A Zero per cent from the ECB. Not one euro. Never. But we have a contingent credit line of €20bn of asset-backed securities that would qualify as collateral if we ever needed to go to the ECB. Abbey has drawn on the Bank of England’s facility, as have all the large banks participating in the scheme.

Q  How much more are you paying for your wholesale market funding?

A About 20 to 30 basis points more. Wholesale is 15% of our balance sheet. Some 85% of it comes from retail and other recurrent items.

Q  Non-performing loans at the end of the first quarter were 1.16% of total loans. What are your expectations for the full year?

A Non-performing loans of 1.35% or even 1.4%, but not more than that. But you have to look at it in relative terms. This is derisory on a historical basis or when compared with UK or German banks.

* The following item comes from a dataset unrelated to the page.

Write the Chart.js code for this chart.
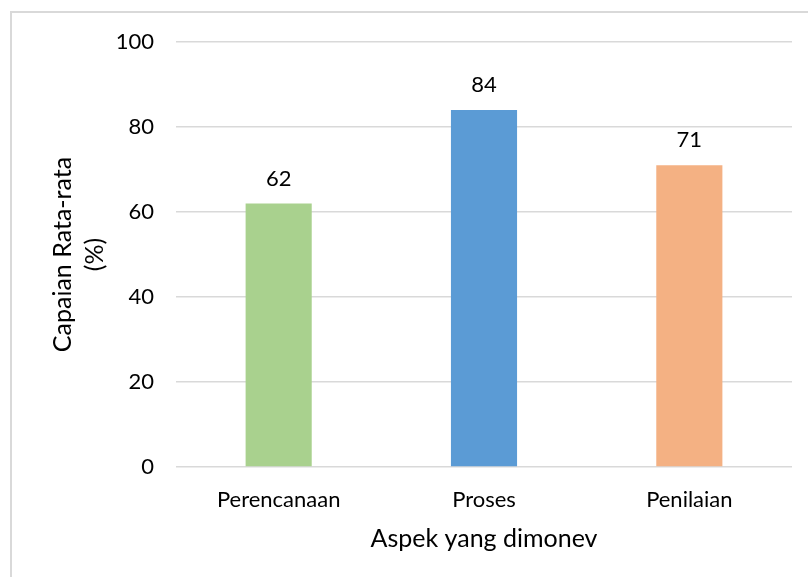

Q  In February, you said that you would take a $737m write-down on your investment in Sov­ereign Bancorp, the troubled US savings and loan institution, in which you have a minority stake and an option to increase your share­holding. Was the story true that you wanted to fund all of its recent capital raising?

A This was not true. We said we would subscribe with the aim of not diluting our 24.4% shareholding.

Q  Is that stake the worst invest­ment that Santander has made?

A Until now it hasn’t been a good investment. We bought the shares at $24 and they are now at $8.

But it is the end of the first period so there is a long way still to go in the match.